German politician (born 1961)

Klaus-Peter Willsch (born 28 February 1961 in Bad Schwalbach) is a German politician of the CDU and member of the Bundestag, representing Rheingau-Taunus – Limburg since 1998.

==Early life and education==
From 1980 until 1986, Willsch attended the University of Mainz and received a master's degree in Economics and Political science. The following year, he completed his mandatory military service and left service as an Oberstleutnant of the reserve.

Following his military service, he worked at Flughafen Frankfurt/Main AG (now Fraport) until 1994.

==Political career==
Willsch joined the CDU in 1979. In November 1993, he was elected mayor of Schlangenbad, staying in the position until joining the Bundestag four years later. Ever since joining politics, Willsch has been active in the CDU of Hesse and in his home district.

Since the 1998 elections he has been a member of the Bundestag. In parliament, he first served on the Finance Committee from 1998 until 2002. Following that, he was a member of the Budget Committee between until 2013. Since 2014, he has been serving on the Committee on Economic Affairs and Energy. In this capacity, he is his parliamentary group's rapporteur on aviation and arms exports.

In addition to his committee assignments, Willsch chaired the German-Croatian Parliamentary Friendship Group between 2006 and 2010; he has been serving as deputy chairman ever since. Since 2014, he has been chairing the Berlin-Taipei Parliamentary Circle of Friends.

From 1985 to 2011 and again since 2016, he is a member of the Kreistag of the Rheingau-Taunus-Kreis, an honorary governing body of the district. Until 2021, he was the chairman of the council.

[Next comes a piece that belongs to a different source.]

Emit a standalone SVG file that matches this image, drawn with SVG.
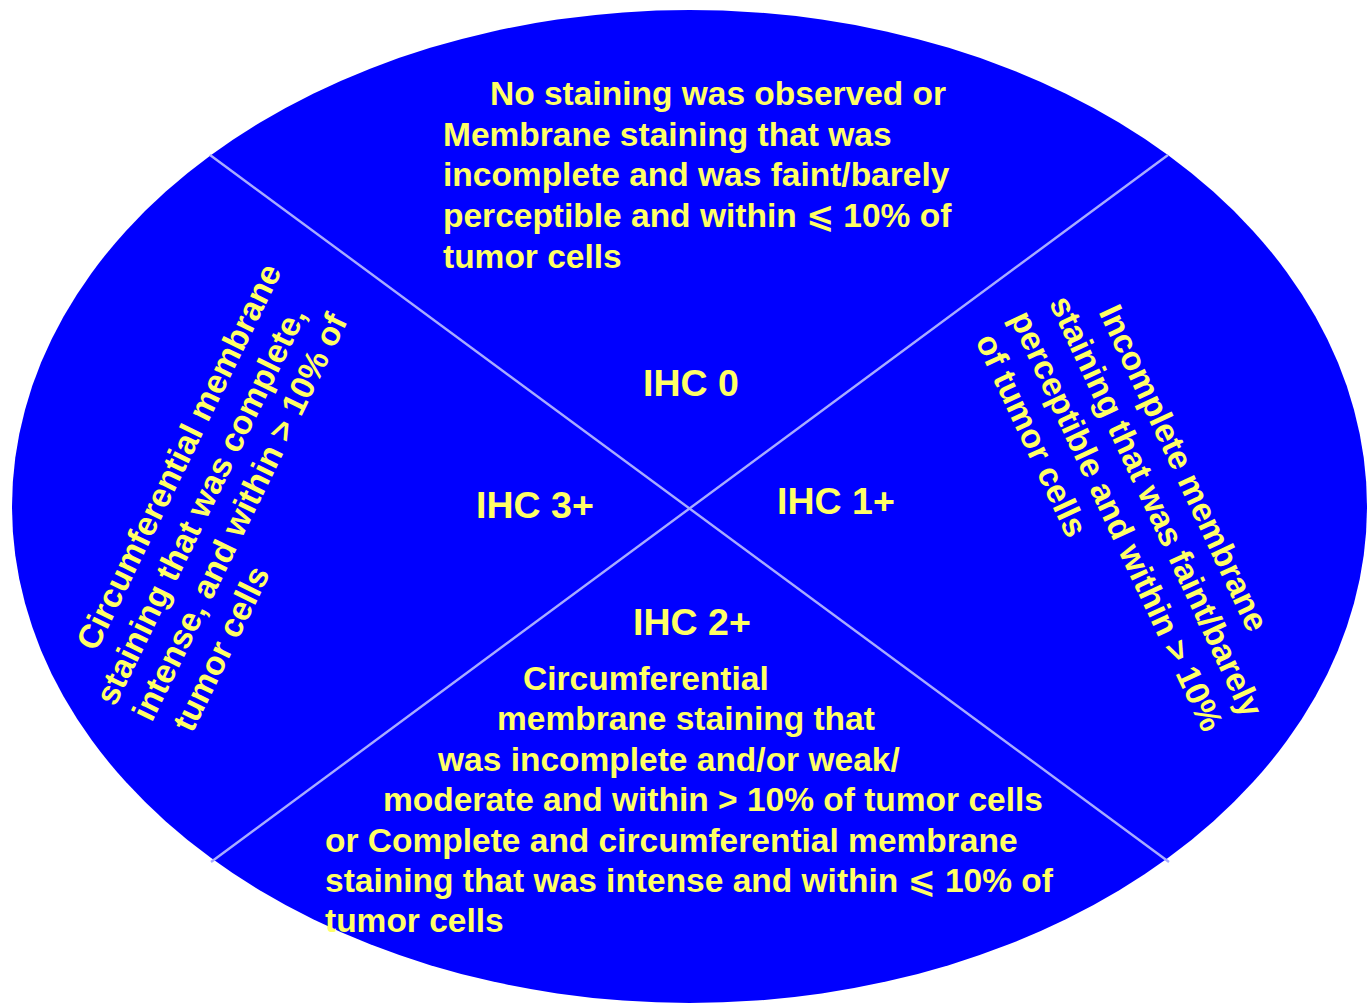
<svg xmlns="http://www.w3.org/2000/svg" width="1372" height="1006" viewBox="0 0 1372 1006">
<style>
.t{font-family:"Liberation Sans",Arial,"DejaVu Sans",sans-serif;font-weight:bold;fill:#ffff66;font-size:33.5px}
.h{font-family:"Liberation Sans",Arial,sans-serif;font-weight:bold;fill:#ffff66;font-size:37.5px;text-anchor:middle}
.div{stroke:#a8acff;stroke-width:2.4;fill:none}
</style>
<rect width="1372" height="1006" fill="#ffffff"/>
<g id="background">
<ellipse cx="689.5" cy="506.5" rx="677.5" ry="496.5" fill="#0000ff"/>
</g>
<g id="connectors">
<line class="div" x1="210" y1="155" x2="1169" y2="862"/>
<line class="div" x1="1168" y1="155" x2="211" y2="862"/>
</g>
<g id="ihc0">
<text class="t" x="490" y="105">No staining was observed or</text>
<text class="t" x="443" y="146">Membrane staining that was</text>
<text class="t" x="443" y="186">incomplete and was faint/barely</text>
<text class="t" x="443" y="227">perceptible and within ⩽ 10% of</text>
<text class="t" x="443" y="268">tumor cells</text>
<text class="h" x="691" y="396">IHC 0</text>
</g>
<g id="ihc1">
<text class="h" x="836" y="514">IHC 1+</text>
<g transform="translate(4,0) rotate(65)">
<text class="t" x="745" y="-860">Incomplete membrane</text>
<text class="t" x="716" y="-819">staining that was faint/barely</text>
<text class="t" x="713" y="-777">perceptible and within &gt; 10%</text>
<text class="t" x="719" y="-736">of tumor cells</text>
</g>
</g>
<g id="ihc2">
<text class="h" x="692" y="635">IHC 2+</text>
<text class="t" x="523" y="690">Circumferential</text>
<text class="t" x="497" y="730">membrane staining that</text>
<text class="t" x="438" y="771">was incomplete and/or weak/</text>
<text class="t" x="383" y="811">moderate and within &gt; 10% of tumor cells</text>
<text class="t" x="325" y="852">or Complete and circumferential membrane</text>
<text class="t" x="325" y="892">staining that was intense and within ⩽ 10% of</text>
<text class="t" x="325" y="932">tumor cells</text>
</g>
<g id="ihc3">
<text class="h" x="535" y="518">IHC 3+</text>
<g transform="translate(6,0) rotate(-64)">
<text class="t" x="-547" y="367">Circumferential membrane</text>
<text class="t" x="-588" y="408">staining that was complete,</text>
<text class="t" x="-586" y="448">intense, and within &gt; 10% of</text>
<text class="t" x="-578" y="489">tumor cells</text>
</g>
</g>
</svg>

In February 2019, the Fu Jen Catholic University of Taipei awarded him an honorary doctorate.

==Other activities==
===Corporate boards===
- go4copy.net eG, Member of the Supervisory Board

===Non-profit organizations===
- Association of German Foundations, Member of the Parliamentary Advisory Board
- Fraunhofer Institute for Production Systems and Design Technology (IPK), Member of the Board of Trustees (since 2012)
- Vietnamese-German University (VGU), Member of the Board of Trustees (since 2011)
- Berlin Social Science Center (WZB), Member of the Board of Trustees (since 2006)
- Fraunhofer Society, Member of the Senate (2005–2010)

==Political positions==
Within his party, Willsch is widely regarded a critic of chairwoman and Chancellor Angela Merkel. On 17 July 2015 he voted against the government's proposal to negotiate a third bailout for Greece. In June 2017, he voted against Germany's introduction of same-sex marriage. On 16 March 2018, he was one of three CDU members who broke ranks with their parliamentary group in not voting against a motion of the Alternative for Germany; instead they decided to abstain from the vote.

Ahead of the Christian Democrats’ leadership election in 2018, Willsch publicly endorsed Friedrich Merz to succeed Angela Merkel as the party's chair. In early 2020, he co-founded an informal cross-party group of MPs from the CDU, CSU and FDP parties who opposed a potential coalition government between CDU/CSU and the Green Party.

On 10 May 2025, he gave an interview to the BBC Radio 4 Today Programme in which he stated that "Ukraine is fighting our war" against Russia.

==Personal life==
Willsch is married and has five children. The family resides in Holzhausen (which is called Holdesse in the local dialect), a town in Rheingau-Taunus-Kreis.

On 28 February 2021, on his 60th birthday, while the country was under COVID-19 restrictions, Willsch celebrated among his family, when, according to him, friends showed up "unannounced". This raised the number of people present at the home to at least twelve. While technically this was not in violation of the country's measures against the pandemic, he acknowledged that he did not "fulfill [his] role model function". The then-leader of the Hesse wing of the Social Democratic Party has called Willsch's actions "brazen and instinctless". A video of the event was published by Der Spiegel.